NEWARK – School safety remains at the top of the priority list for the Worcester County Board of Education as the start of the school year nears.
Educators joined members of the law enforcement community last week for the school system’s sixth annual safety conference. Superintendent Lou Taylor and Chief Safety Officer Steve Price reviewed the conference and the school system’s other efforts to improve safety in an interview this week.
“Safety is at the top of the list that we address,” Superintendent Lou Taylor said. “It will remain that way.”
At last week’s conference, school administrators, county leaders, school board members and law enforcement representatives heard from speakers George Roberts, principal of Perry Hall High School when a school shooting occurred there, and FBI Special Agent Steven Shepherd. Price said Roberts talked about how, as the school’s leader, he dealt with the Perry Hall shooting and its aftermath, while Shepherd discussed the indicators that might point to an individual being a threat to school safety.
During the conference’s afternoon session, representatives from the Worcester County Health Department talked about the various mental health services available to local students.
“That process was to address mental health issues, which across the country has become more of a point of emphasis for school safety,” Price said.
While there are no major changes planned for the coming school year in regard to school safety, Price said the Maryland Safe to Learn Act had brought about some adjustments locally, including his own designation as safety officer.
“In that act there’s a number of mandates that are required of local school districts, one being that we must provide a mental health coordinator,” Price said. “We have done that through our school system. It is also required that there be an individual in the school system named as chief safety officer.”
He said the Safe to Learn Act also addressed adequate law enforcement coverage at schools. He pointed out that Worcester County was fortunate to have a deputy at each of its schools.
“We’re one of the few counties that are afforded that opportunity to have a police officer in each of our schools,” he said. “It’s not common practice across Maryland.”
Price said there was funding tied to the new legislation that the county would be pursuing in its efforts to further enhance safety initiatives.
“They are just starting to release the details about how you go about applying for those monies,” Price said.
He said the school system was working on proposals and hoped to receive some funding to help with community awareness initiatives in particular.
Carrie Sterrs, the school system’s coordinator of public relations and special programs, said officials had been working on a parent education campaign that could tie into the grant process.

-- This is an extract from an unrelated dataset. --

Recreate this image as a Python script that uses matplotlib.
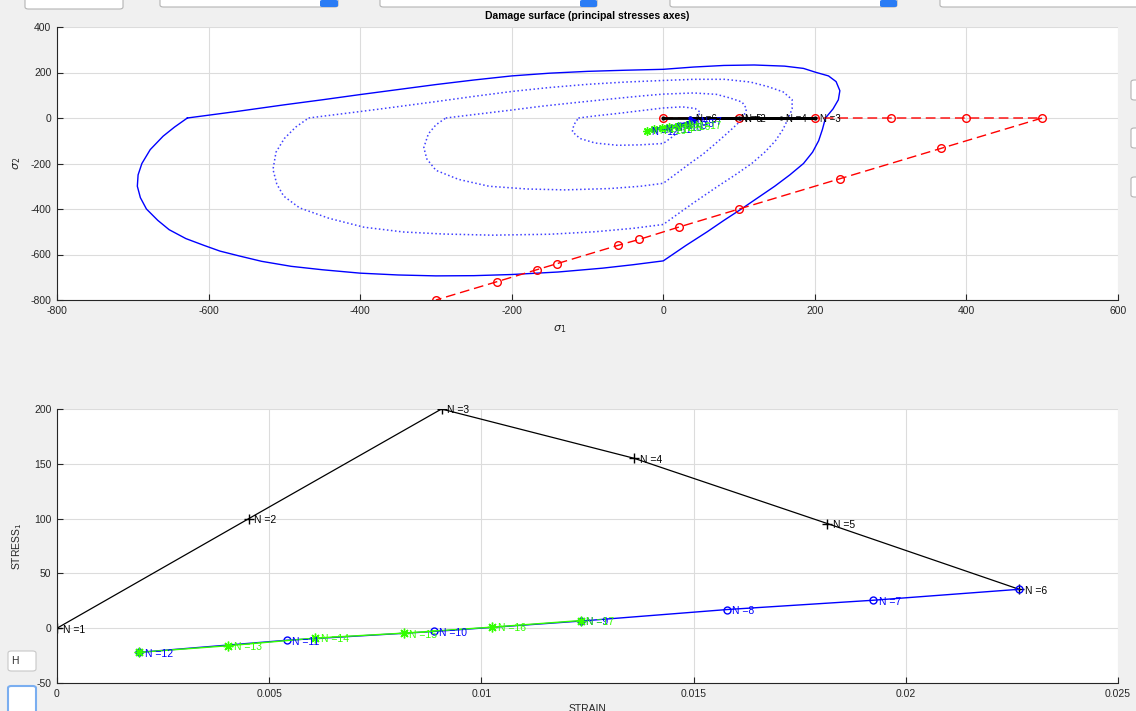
import matplotlib.pyplot as plt
from matplotlib.patches import FancyBboxPatch

plt.rcParams['font.family'] = ['Liberation Sans', 'DejaVu Sans']
plt.rcParams['axes.unicode_minus'] = False

# ---- surface d'endommagement (contraintes principales) ----
env_s1 = [-628, -560, -500, -450, -400, -350, -300, -250, -200, -150, -100, -50, 0,
          40, 80, 120, 160, 185, 201, 218, 228, 233, 231, 224, 214,
          210, 205, 197, 185, 167, 147, 125, 103, 80, 58, 30, 0,
          -40, -80, -139, -200, -250, -300, -350, -400, -450, -491, -530, -560, -585,
          -606, -630, -652, -667, -682, -690, -694, -693, -688, -677, -660, -645, -628]
env_s2 = [0, 30, 58, 80, 103, 125, 147, 167, 185, 197, 205, 210, 214,
          224, 231, 233, 228, 218, 201, 185, 160, 120, 80, 40, 0,
          -50, -100, -150, -200, -250, -300, -350, -400, -450, -500, -560, -628,
          -645, -660, -677, -688, -693, -694, -690, -682, -667, -652, -630, -606, -585,
          -560, -530, -491, -450, -400, -350, -300, -250, -200, -139, -80, -40, 0]

# contours en pointillés
d1_s1 = [-468, -420, -375, -300, -250, -199, -150, -100, -50, 0,
         40, 81, 115, 138, 158, 170, 170, 165,
         158, 148, 134, 117, 95, 72, 39, 20, 0,
         -40, -90, -150, -226, -290, -343, -395, -441, -480, -501, -510, -515, -511, -500, -485, -468]
d1_s2 = [0, 20, 39, 72, 95, 117, 134, 148, 158, 165,
         170, 170, 158, 138, 115, 81, 40, 0,
         -50, -100, -150, -199, -250, -300, -375, -420, -468,
         -485, -500, -511, -515, -510, -501, -480, -441, -395, -343, -290, -226, -150, -90, -40, 0]
d2_s1 = [-287, -245, -200, -160, -115, -80, -50, -25, 0, 40, 70, 88, 104, 110, 105,
         98, 90, 80, 68, 52, 35, 17, 0,
         -30, -70, -130, -180, -230, -270, -300, -312, -316, -310, -300, -287]
d2_s2 = [0, 17, 35, 52, 68, 80, 90, 98, 105, 110, 104, 88, 70, 40, 0,
         -25, -50, -80, -115, -160, -200, -245, -287,
         -300, -310, -316, -312, -300, -270, -230, -180, -130, -70, -30, 0]
d3_s1 = [-112, -85, -60, -30, 0, 25, 42, 49, 44, 32, 20, 11, 0,
         -30, -60, -90, -110, -120, -118, -112]
d3_s2 = [0, 11, 20, 32, 44, 49, 42, 25, 0, -30, -60, -85, -112,
         -118, -120, -110, -90, -60, -30, 0]

# chemin de chargement (rouge)
red_s1 = [0, 100, 200, 300, 400, 500, 367, 233, 100, 21, -32, -60, -140, -167, -220, -300]
red_s2 = [0, 0, 0, 0, 0, 0, -133, -267, -400, -479, -534, -560, -640, -667, -720, -800]

# points N dans le plan des contraintes principales
n_k = [1, 2, 3, 4, 5, 6]
sk_1 = [0, 100, 200, 155, 95.5, 35.5]
sk_2 = [0, 0, 0, 0, 0, 0]
n_b = [6, 7, 8, 9, 10, 11, 12]
sb_1 = [35.5, 42, 32, 22, 10, -4, -22]
sb_2 = [0, -12, -20, -28, -37, -45, -55]
n_g = [12, 13, 14, 15, 16, 17]
sg_1 = [-22, -12, -2, 8, 20, 34]
sg_2 = [-55, -50, -45, -40, -33, -27]

# ---- courbe contrainte / deformation ----
strain_k = [0, 0.00452, 0.00906, 0.0136, 0.01815, 0.02267]
stress_k = [0, 100, 200, 155, 95.5, 35.5]
strain_b = [0.02267, 0.01923, 0.01578, 0.01234, 0.00888, 0.00541, 0.00194]
stress_b = [35.5, 25.5, 17, 6.5, -3, -11, -22]
strain_g = [0.00194, 0.00403, 0.00609, 0.00817, 0.01026, 0.01234]
stress_g = [-22, -16, -9, -4.5, 1, 7]

xt1 = [-800, -600, -400, -200, 0, 200, 400, 600]
yt1 = [-800, -600, -400, -200, 0, 200, 400]
xt2 = [0, 0.005, 0.01, 0.015, 0.02, 0.025]
xt2_lab = ['0', '0.005', '0.01', '0.015', '0.02', '0.025']
yt2 = [-50, 0, 50, 100, 150, 200]

W, H = 1136, 711
GREEN = (0.2, 1, 0)
AST = (8, 2, 0)  # asterisque facon MATLAB
fig = plt.figure(figsize=(W / 100, H / 100), dpi=100, facecolor='#f0f0f0')


def box(l, t, r, b):
    return [l / W, 1 - b / H, (r - l) / W, (b - t) / H]


def style(ax):
    for s in ['top', 'right']:
        ax.spines[s].set_visible(False)
    for s in ['left', 'bottom']:
        ax.spines[s].set_color('#262626')
        ax.spines[s].set_linewidth(0.8)
    ax.tick_params(direction='in', length=4, width=0.8, colors='#262626',
                   labelsize=7.5, pad=4)
    ax.grid(True, color='#dcdcdc', lw=0.8)
    ax.set_axisbelow(True)


def labels(ax, lst, xs, ys, c, fs):
    for n, x, y in zip(lst, xs, ys):
        ax.annotate('N =%d' % n, (x, y), xytext=(4, -1), textcoords='offset points',
                    fontsize=fs, color=c, va='center')


ax1 = fig.add_axes(box(57, 27, 1118, 300))
style(ax1)
ax1.plot(env_s1, env_s2, color='blue', lw=1)
for xs, ys in [(d1_s1, d1_s2), (d2_s1, d2_s2), (d3_s1, d3_s2)]:
    ax1.plot(xs, ys, color=(0.25, 0.25, 1), ls=':', lw=1.1)
ax1.plot(red_s1, red_s2, color='red', ls='--', dashes=(7, 3.5), lw=1,
         marker='o', mfc='none', ms=5.5)
ax1.plot(sk_1, sk_2, color='black', lw=2, marker='.', ms=4)
ax1.plot(sb_1, sb_2, color='blue', lw=1.5, marker='.', ms=4)
ax1.plot(sg_1, sg_2, color=GREEN, lw=1.5, marker=AST, ms=6)
labels(ax1, n_k[1:], sk_1[1:], sk_2[1:], 'black', 7)
labels(ax1, n_b[1:], sb_1[1:], sb_2[1:], 'blue', 7)
labels(ax1, n_g[1:], sg_1[1:], sg_2[1:], GREEN, 7)
ax1.set_xlim(-800, 600)
ax1.set_ylim(-800, 400)
ax1.set_xticks(xt1)
ax1.set_yticks(yt1)
ax1.set_xlabel(r'$\sigma_1$', fontsize=8, color='#262626')
ax1.xaxis.set_label_coords(0.474, -0.085)
ax1.set_ylabel(r'$\sigma_2$', fontsize=8, color='#262626')
ax1.yaxis.set_label_coords(-0.032, 0.5)

ax2 = fig.add_axes(box(57, 409, 1118, 683))
style(ax2)
ax2.plot(strain_k, stress_k, color='black', lw=0.9, marker='+', ms=7)
ax2.plot(strain_b, stress_b, color='blue', lw=1, marker='o', mfc='none', ms=5)
ax2.plot(strain_g, stress_g, color=GREEN, lw=1, marker=AST, ms=7)
labels(ax2, n_k, strain_k, stress_k, 'black', 7.5)
labels(ax2, n_b[1:], strain_b[1:], stress_b[1:], 'blue', 7.5)
labels(ax2, n_g[1:], strain_g[1:], stress_g[1:], GREEN, 7.5)
ax2.set_xlim(0, 0.025)
ax2.set_ylim(-50, 200)
ax2.set_xticks(xt2)
ax2.set_xticklabels(xt2_lab)
ax2.set_yticks(yt2)
ax2.set_xlabel('STRAIN', fontsize=7.5, color='#262626')
ax2.xaxis.set_label_coords(0.5, -0.076)
ax2.set_ylabel('STRESS$_1$', fontsize=7.5, color='#262626')
ax2.yaxis.set_label_coords(-0.031, 0.5)

fig.text(587 / W, 1 - 16 / H, 'Damage surface (principal stresses axes)',
         ha='center', va='center', fontsize=7.5, weight='bold')

# elements d'interface (boutons)
for l, t, r, b, ec in [(25, -10, 123, 9, '#b4b4b4'), (160, -10, 338, 7, '#b4b4b4'),
                       (380, -10, 597, 7, '#b4b4b4'), (670, -10, 897, 7, '#b4b4b4'),
                       (940, -10, 1150, 7, '#b4b4b4'), (1131, 80, 1150, 100, '#b4b4b4'),
                       (1131, 128, 1150, 148, '#b4b4b4'), (1131, 177, 1150, 197, '#b4b4b4'),
                       (8, 651, 36, 671, '#c8c8c8'), (8, 686, 36, 730, '#7aaef0')]:
    x, y, w, h = box(l, t, r, b)
    fig.add_artist(FancyBboxPatch((x, y), w, h, boxstyle='round,pad=0,rounding_size=0.003',
                                  transform=fig.transFigure, fc='white', ec=ec,
                                  lw=1.5 if ec == '#7aaef0' else 0.8, zorder=10))
for l, r in [(320, 338), (580, 597), (880, 897)]:
    x, y, w, h = box(l, 0, r, 7)
    fig.add_artist(FancyBboxPatch((x, y), w, h, boxstyle='round,pad=0,rounding_size=0.002',
                                  transform=fig.transFigure, fc='#2a7cf5', ec='none', zorder=11))
fig.text(11 / W, 1 - 661 / H, 'H', fontsize=7.5, va='center', color='#303030', zorder=12)

fig.savefig('out.png', dpi=100, facecolor=fig.get_facecolor())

“For the first time this year we’re actually going to be giving each family an emergency guide that gives them what they should be expecting from the school system and their school in certain types of emergencies as well as what we would expect from them and how they can best approach different scenarios of that nature,” Sterrs said.
Taylor stressed the safety of students and staff was the primary concern for the school system. He said the design of the new Showell Elementary School—for which construction is set to begin in October—proved that. Taylor said the school had been designed with a focus on safety.
“For example, we’ve eliminated 39 exterior doors to that building in large part due to safety…,” Taylor said. “There’s a number of things…10 years ago we didn’t do, that now we do. We didn’t worry about exterior doors. As many exterior doors as we could put on a classroom we put on, for access to leave the school in case of a fire. The negative side is somebody can enter those doors.”
He added that each classroom door at the new school would be lockable. In addition, the entrance to the building has been designed to increase safety.
“When you enter Showell you’re going to enter a vestibule that will feed right into the main office which will prevent folks from just randomly walking through the school,” Taylor said.
In contrast, at the county’s other schools, particularly those built in the 1970s, visitors enter and have access to multiple hallways and classrooms before they reach the main office of the building. While the installation of cameras at schools with those older designs helps with security, Taylor said the entrance at Showell would be truly secure.
“Showell will be the first school that will be above and beyond when it comes to making sure we have it safe for our kids,” Taylor said.
He said school system officials were committed to ensuring the safety of all of the county’s students and continued to review ways to enhance security at schools. Donations such as those from Hardwire—the Pocomoke company has donated shields not only to schools in Pocomoke but across the county—help with the mission. Taylor also credited the cooperative efforts of school system leaders, school board members and the Worcester County Commissioners.
“The reason we’re able to get a lot of things done is because all three units are working very closely in partnership, doing what’s best for kids,” Taylor said.